The loan portfolio, particularly the growth in multi-family real estate, reflects ongoing demand in BFC's Wisconsin markets. Management's assessment of low credit stress, despite the isolated charge-off, suggests a stable asset quality outlook. The company's strong capital and liquidity positions provide a solid foundation to support continued loan growth and navigate potential economic uncertainties.
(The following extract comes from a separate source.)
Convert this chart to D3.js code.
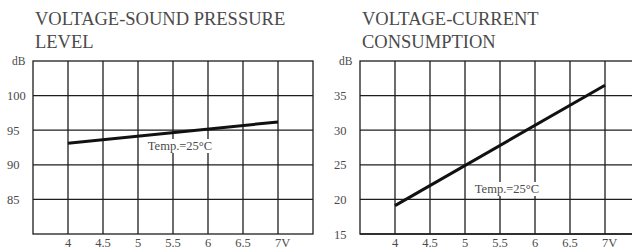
<!DOCTYPE html>
<html>
<head>
<meta charset="utf-8">
<script src="https://cdn.jsdelivr.net/npm/d3@7"></script>
<style>
  body { margin: 0; background: #fff; }
</style>
</head>
<body>
<div class="chart"></div>
<script>
// values
var voltTicks = [4, 4.5, 5, 5.5, 6, 6.5, 7];
var voltLabels = ["4", "4.5", "5", "5.5", "6", "6.5", "7V"];

var splTicks = [85, 90, 95, 100];
var splVolts = [4, 7];
var splValues = [93.1, 96.2];

var curTicks = [15, 20, 25, 30, 35];
var curVolts = [4, 7];
var curValues = [19.1, 36.5];

var svg = d3.select(".chart").append("svg")
    .attr("width", 632)
    .attr("height", 252)
    .style("font-family", "'Liberation Serif', 'Times New Roman', Times, 'DejaVu Serif', serif")
    .style("fill", "#4a4a4a");

function drawChart(left, title, yDomain, yTicks, xs, ys, tempPos)
{
  var x = d3.scaleLinear().domain([3.5, 7.5]).range([left, left + 280]);
  var y = d3.scaleLinear().domain(yDomain).range([234, 61]);

  var g = svg.append("g");

  // title, two lines
  g.selectAll("text.title")
    .data(title)
    .enter()
      .append("text")
      .attr("class", "title")
      .attr("x", left + 2)
      .attr("y", function(d, i)
        {
          return 25 + i * 23;
        })
      .attr("font-size", 18.5)
      .text(function(d) { return d; });

  // grid
  g.selectAll("line.v")
    .data(voltTicks)
    .enter()
      .append("line")
      .attr("x1", function(d) { return x(d); })
      .attr("x2", function(d) { return x(d); })
      .attr("y1", y(yDomain[0]))
      .attr("y2", y(yDomain[1]))
      .attr("stroke", "#1e1e1e")
      .attr("stroke-width", 1.3);

  g.selectAll("line.h")
    .data(yTicks)
    .enter()
      .append("line")
      .attr("x1", x(3.5))
      .attr("x2", x(7.5))
      .attr("y1", function(d) { return y(d); })
      .attr("y2", function(d) { return y(d); })
      .attr("stroke", "#1e1e1e")
      .attr("stroke-width", 1.3);

  g.append("rect")
    .attr("x", x(3.5))
    .attr("y", y(yDomain[1]))
    .attr("width", x(7.5) - x(3.5))
    .attr("height", y(yDomain[0]) - y(yDomain[1]))
    .attr("fill", "none")
    .attr("stroke", "#1e1e1e")
    .attr("stroke-width", 1.3);

  // axis labels
  g.selectAll("text.ylab")
    .data(yTicks)
    .enter()
      .append("text")
      .attr("x", left - 26)
      .attr("y", function(d) { return y(d) + 4.5; })
      .attr("font-size", 12.5)
      .text(function(d) { return d; });

  g.append("text")
    .attr("x", left - 21)
    .attr("y", y(yDomain[1]) + 4)
    .attr("font-size", 11.5)
    .text("dB");

  g.selectAll("text.xlab")
    .data(voltTicks)
    .enter()
      .append("text")
      .attr("x", function(d, i)
        {
          return i == voltTicks.length - 1 ? x(d) - 3 : x(d);
        })
      .attr("y", 247)
      .attr("font-size", 12.5)
      .attr("text-anchor", function(d, i)
        {
          return i == voltTicks.length - 1 ? "start" : "middle";
        })
      .text(function(d, i) { return voltLabels[i]; });

  // curve
  var line = d3.line()
    .x(function(d) { return x(d[0]); })
    .y(function(d) { return y(d[1]); });

  g.append("path")
    .datum(d3.zip(xs, ys))
    .attr("d", line)
    .attr("fill", "none")
    .attr("stroke", "#111")
    .attr("stroke-width", 3);

  // temperature note on white
  var note = g.append("text")
    .attr("x", tempPos[0])
    .attr("y", tempPos[1])
    .attr("font-size", 12.5)
    .attr("text-anchor", "middle")
    .text("Temp.=25\u00B0C");
  var b = note.node().getBBox();
  g.insert("rect", function() { return note.node(); })
    .attr("x", b.x - 2)
    .attr("y", b.y)
    .attr("width", b.width + 4)
    .attr("height", b.height)
    .attr("fill", "#fff");
}

drawChart(33, ["VOLTAGE-SOUND PRESSURE", "LEVEL"], [80, 105], splTicks, splVolts, splValues, [180, 150]);
drawChart(360, ["VOLTAGE-CURRENT", "CONSUMPTION"], [15, 40], curTicks, curVolts, curValues, [507, 193]);
</script>
</body>
</html>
Analyst expectations, such as Zacks Equity Research projecting $6.90 earnings per share for the fiscal year 2025, reflect a positive view on the company's earnings trajectory. While BFC faces ongoing competition, particularly from larger, more technologically advanced institutions, its established local presence and focus on relationship banking remain key strengths. The challenge will be to balance this community-centric model with necessary investments in digital capabilities to maintain efficiency and competitiveness in the evolving banking landscape.

Conclusion

Bank First Corporation delivered a strong start to 2025, showcasing profitable growth driven by effective asset-liability management in a higher interest rate environment and a boost from noninterest income. The company's deep roots in Wisconsin communities, supported by its extensive branch network, provide a stable deposit base and opportunities for relationship-driven loan growth, particularly in commercial real estate and multi-family sectors. Despite facing competitive pressures from larger rivals with more advanced digital platforms, BFC maintains sound asset quality, robust liquidity, and a well-capitalized balance sheet. The recent special dividend underscores management's confidence and commitment to shareholder returns. While navigating the ongoing shift in funding costs and the need for strategic technology investment, BFC's core strength in community banking and its solid financial foundation position it favorably for continued profitable performance.